Donald Bren has done his share of reading about solar power, and since he is one of America's wealthiest real estate developers, he's in a position to help muster the funds. The California Institute of Technology has just announced that, since 2013, Bren and his wife Brigitte have given the school more than US $100 million to help make photovoltaic power from orbit a reality.

That's a lot of money, and, importantly, the work has been spread out over a decade. A team at Caltech is aiming for the first launch of a test array in late 2022 or 2023.

"This is something that's pretty daring," says Ali Hajimiri, a professor of electrical engineering and a co-director of Caltech's Space Solar Power Project. The long timeline, he says, "allows you take chances, and take risks. Sometimes they pay off and sometimes they don't, but when you do that, in an educated, controlled fashion, you end up with things that you never expected."

Bren, 89, made most of his fortune—estimated between $15.3 billion and $16.1 billion—building offices and homes in Orange County, California. He is majority owner of New York City's iconic MetLife Building. He's also donated land and money for environmental conservation. He gives few interviews (he declined to speak for this story), and while Caltech's Space Solar Power Project has been public, Bren's support of it was a secret until now.
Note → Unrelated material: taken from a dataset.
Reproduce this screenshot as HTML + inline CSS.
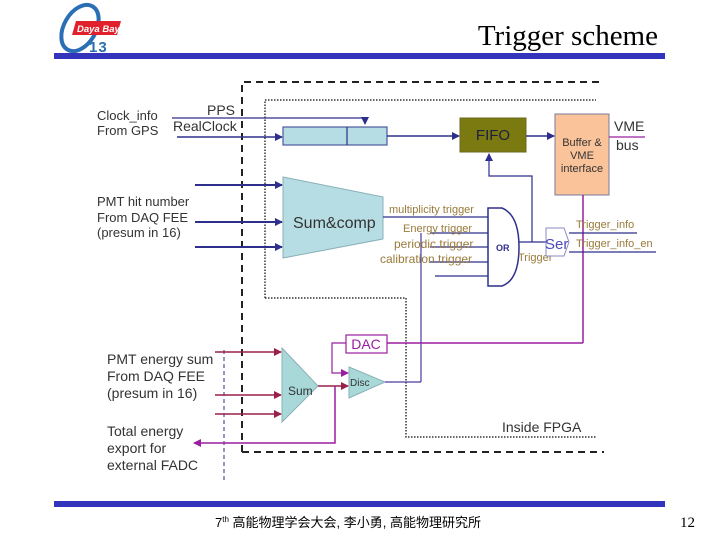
<!DOCTYPE html>
<html><head><meta charset="utf-8"><style>
html,body{margin:0;padding:0;background:#fff;}
svg{display:block;font-family:"Liberation Sans",Arial,sans-serif;}
</style></head><body>
<svg width="720" height="540" viewBox="0 0 720 540" xmlns="http://www.w3.org/2000/svg">
<defs>
<marker id="ab" markerWidth="8" markerHeight="8" refX="7" refY="4" orient="auto" markerUnits="userSpaceOnUse"><path d="M0,0 L8,4 L0,8 z" fill="#2e2e8c"/></marker>
<marker id="ar" markerWidth="8" markerHeight="8" refX="7" refY="4" orient="auto" markerUnits="userSpaceOnUse"><path d="M0,0 L8,4 L0,8 z" fill="#9a1f4a"/></marker>
<marker id="ap" markerWidth="8" markerHeight="8" refX="7" refY="4" orient="auto" markerUnits="userSpaceOnUse"><path d="M0,0 L8,4 L0,8 z" fill="#9a1fa0"/></marker>
</defs>
<!-- logo -->
<ellipse cx="80" cy="28" rx="16" ry="25" transform="rotate(30 80 28)" fill="none" stroke="#2a6fb5" stroke-width="4"/>
<polygon points="76,21 121,21 117,35 72,35" fill="#e0202a"/>
<text x="77" y="32" font-size="9.5" font-style="italic" font-weight="bold" fill="#fff">Daya Bay</text>
<text x="89" y="52" font-size="15" font-weight="bold" fill="#2a6fb5" letter-spacing="1">13</text>
<text x="658" y="45" font-family="Liberation Serif,serif" font-size="29" text-anchor="end" fill="#000">Trigger scheme</text>
<rect x="54" y="53" width="611" height="6" fill="#3333bb"/>
<rect x="54" y="501" width="611" height="6" fill="#3333bb"/>
<text x="215" y="527" font-size="13" fill="#000" font-family="Liberation Sans,'Noto Sans CJK SC',sans-serif">7<tspan font-size="8" dy="-5">th</tspan><tspan dy="5"> 高能物理学会大会, 李小勇, 高能物理研究所</tspan></text>
<text x="695" y="527" font-size="15" text-anchor="end" font-family="Liberation Serif,serif">12</text>

<!-- dashed / dotted boxes -->
<path d="M242,452 V82 H604" fill="none" stroke="#222" stroke-width="2" stroke-dasharray="7,5"/>
<path d="M242,452 H604" fill="none" stroke="#222" stroke-width="2" stroke-dasharray="7,5"/>
<path d="M265,298 V100 H596 M265,298 H406 V437 H596" fill="none" stroke="#333" stroke-width="1.5" stroke-dasharray="1.5,1.5"/>
<line x1="224" y1="350" x2="224" y2="480" stroke="#2e2e8c" stroke-width="1" stroke-dasharray="4,3"/>

<!-- clock -->
<text x="97" y="120" font-size="13" fill="#333">Clock_info</text>
<text x="97" y="135" font-size="13" fill="#333">From GPS</text>
<text x="207" y="115" font-size="14" fill="#333">PPS</text>
<text x="173" y="131" font-size="14" fill="#333">RealClock</text>
<path d="M172,118 H365 V124" fill="none" stroke="#2e2e8c" stroke-width="1.2" marker-end="url(#ab)"/>
<line x1="177" y1="137" x2="282" y2="137" stroke="#2e2e8c" stroke-width="1.5" marker-end="url(#ab)"/>
<rect x="283" y="127" width="104" height="18" fill="#b6dde3" stroke="#4a5aa0" stroke-width="1.2"/>
<line x1="347" y1="127" x2="347" y2="145" stroke="#2e2e8c" stroke-width="1.2"/>
<line x1="387" y1="136" x2="459" y2="136" stroke="#2e2e8c" stroke-width="1.5" marker-end="url(#ab)"/>
<rect x="460" y="118" width="66" height="34" fill="#7a7a10" stroke="#6a6a20"/>
<text x="493" y="140" font-size="15" text-anchor="middle" fill="#1e1e40">FIFO</text>
<line x1="526" y1="136" x2="554" y2="136" stroke="#2e2e8c" stroke-width="1.5" marker-end="url(#ab)"/>
<rect x="555" y="114" width="54" height="81" fill="#fbc39a" stroke="#7a7a9a"/>
<text x="582" y="146" font-size="11" text-anchor="middle" fill="#333">Buffer &amp;</text>
<text x="582" y="159" font-size="11" text-anchor="middle" fill="#333">VME</text>
<text x="582" y="172" font-size="11" text-anchor="middle" fill="#333">interface</text>
<text x="614" y="131" font-size="14" fill="#333">VME</text>
<text x="616" y="150" font-size="14" fill="#333">bus</text>
<line x1="609" y1="137" x2="645" y2="137" stroke="#9a1fa0" stroke-width="1.2"/>

<!-- PMT hit -->
<text x="97" y="206" font-size="13" fill="#333">PMT hit number</text>
<text x="97" y="222" font-size="13" fill="#333">From DAQ FEE</text>
<text x="97" y="237" font-size="13" fill="#333">(presum in 16)</text>
<line x1="195" y1="185" x2="282" y2="185" stroke="#2e2e8c" stroke-width="2" marker-end="url(#ab)"/>
<line x1="195" y1="222" x2="282" y2="222" stroke="#2e2e8c" stroke-width="2" marker-end="url(#ab)"/>
<line x1="195" y1="247" x2="282" y2="247" stroke="#2e2e8c" stroke-width="2" marker-end="url(#ab)"/>
<polygon points="283,177 383,197 383,239 283,258" fill="#b6dde3" stroke="#8ab0b8"/>
<text x="293" y="228" font-size="16" fill="#333">Sum&amp;comp</text>

<!-- OR gate -->
<line x1="383" y1="217" x2="488" y2="217" stroke="#2e2e8c" stroke-width="1.2"/>
<line x1="430" y1="233" x2="488" y2="233" stroke="#2e2e8c" stroke-width="1.2"/>
<line x1="430" y1="247" x2="488" y2="247" stroke="#2e2e8c" stroke-width="1.2"/>
<line x1="430" y1="262" x2="488" y2="262" stroke="#2e2e8c" stroke-width="1.2"/>
<line x1="435" y1="276" x2="488" y2="276" stroke="#2e2e8c" stroke-width="1.2"/>
<line x1="421" y1="233" x2="421" y2="382" stroke="#4a3aa0" stroke-width="1.2"/>
<path d="M488,208 H502 Q519,215 519,247 Q519,280 502,286 H488 Z" fill="#fff" stroke="#2e2e8c" stroke-width="1.5"/>
<text x="496" y="251" font-size="9" font-weight="bold" fill="#2e2e8c">OR</text>
<text x="389" y="213" font-size="11" fill="#9a7a3a">multiplicity trigger</text>
<text x="403" y="232" font-size="11" fill="#9a7a3a">Energy trigger</text>
<text x="394" y="248" font-size="12" fill="#9a7a3a">periodic trigger</text>
<text x="380" y="263" font-size="12" fill="#9a7a3a">calibration trigger</text>
<text x="518" y="261" font-size="11" fill="#9a7a3a">Trigger</text>
<line x1="519" y1="242" x2="546" y2="242" stroke="#2e2e8c" stroke-width="1.2"/>
<path d="M532,242 V176 H489 V154" fill="none" stroke="#2e2e8c" stroke-width="1.2" marker-end="url(#ab)"/>
<line x1="583" y1="195" x2="583" y2="343" stroke="#9a1fa0" stroke-width="1.5"/>
<polygon points="546,228 564,228 569,242 564,256 546,256" fill="#fff" stroke="#8a8ac0"/>
<text x="545" y="249" font-size="15" fill="#4a4ab8">Ser</text>
<line x1="569" y1="233" x2="637" y2="233" stroke="#2e2e8c" stroke-width="1.2"/>
<line x1="569" y1="252" x2="656" y2="252" stroke="#2e2e8c" stroke-width="1.2"/>
<text x="576" y="228" font-size="11" fill="#9a7a3a">Trigger_info</text>
<text x="576" y="247" font-size="11" fill="#9a7a3a">Trigger_info_en</text>

<!-- energy -->
<text x="107" y="364" font-size="14" fill="#333">PMT energy sum</text>
<text x="107" y="381" font-size="14" fill="#333">From DAQ FEE</text>
<text x="107" y="398" font-size="14" fill="#333">(presum in 16)</text>
<text x="107" y="436" font-size="14" fill="#333">Total energy</text>
<text x="107" y="453" font-size="14" fill="#333">export for</text>
<text x="107" y="470" font-size="14" fill="#333">external FADC</text>
<line x1="215" y1="352" x2="281" y2="352" stroke="#9a1f4a" stroke-width="1.5" marker-end="url(#ar)"/>
<line x1="215" y1="395" x2="281" y2="395" stroke="#9a1f4a" stroke-width="1.5" marker-end="url(#ar)"/>
<line x1="215" y1="414" x2="281" y2="414" stroke="#9a1f4a" stroke-width="1.5" marker-end="url(#ar)"/>
<polygon points="282,348 318,386 282,422" fill="#a8d8d8" stroke="#8ab0b8"/>
<text x="288" y="395" font-size="12" fill="#333">Sum</text>
<line x1="318" y1="386" x2="348" y2="386" stroke="#9a1f4a" stroke-width="1.5" marker-end="url(#ar)"/>
<path d="M335,386 V443 H194" fill="none" stroke="#9a1fa0" stroke-width="1.5" marker-end="url(#ap)"/>
<rect x="346" y="335" width="41" height="18" fill="#fff" stroke="#9a1fa0" stroke-width="1.2"/>
<text x="366" y="349" font-size="14" text-anchor="middle" fill="#9a1fa0">DAC</text>
<line x1="387" y1="343" x2="583" y2="343" stroke="#9a1fa0" stroke-width="1.5"/>
<path d="M346,343 H332 V373 H348" fill="none" stroke="#9a1fa0" stroke-width="1.2" marker-end="url(#ap)"/>
<polygon points="349,367 385,382 349,398" fill="#a8d8d8" stroke="#8ab0b8"/>
<text x="350" y="386" font-size="10" fill="#333">Disc</text>
<line x1="385" y1="382" x2="421" y2="382" stroke="#4a3aa0" stroke-width="1.2"/>
<text x="502" y="432" font-size="14" fill="#333">Inside FPGA</text>
</svg>
</body></html>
High Earth orbit is a great place for a solar farm—the sun never sets and clouds never form. But to generate a meaningful amount of electricity, most past designs were unrealistically, and unaffordably, massive. Engineers depicted giant truss structures, usually measured in kilometers or miles, to which photovoltaic panels or mirrors were attached, absorbing or concentrating sunlight to convert to direct current, then transmit it to the ground via laser or microwave beams. Hundreds of rocket launches might be needed to build a single installation. It was technology too big to succeed.

"What was really required to make this compelling was to have a paradigm shift in the technology," says Harry Atwater, the Howard Hughes Professor of Applied Physics and Materials Science at Caltech and a leader of the project. "Instead of weighing a kilogram per square meter, we're talking about systems we can make today in the range of 100 to 200 grams per square meter, and we have a roadmap for getting down to the range of 10 to 20 grams per square meter."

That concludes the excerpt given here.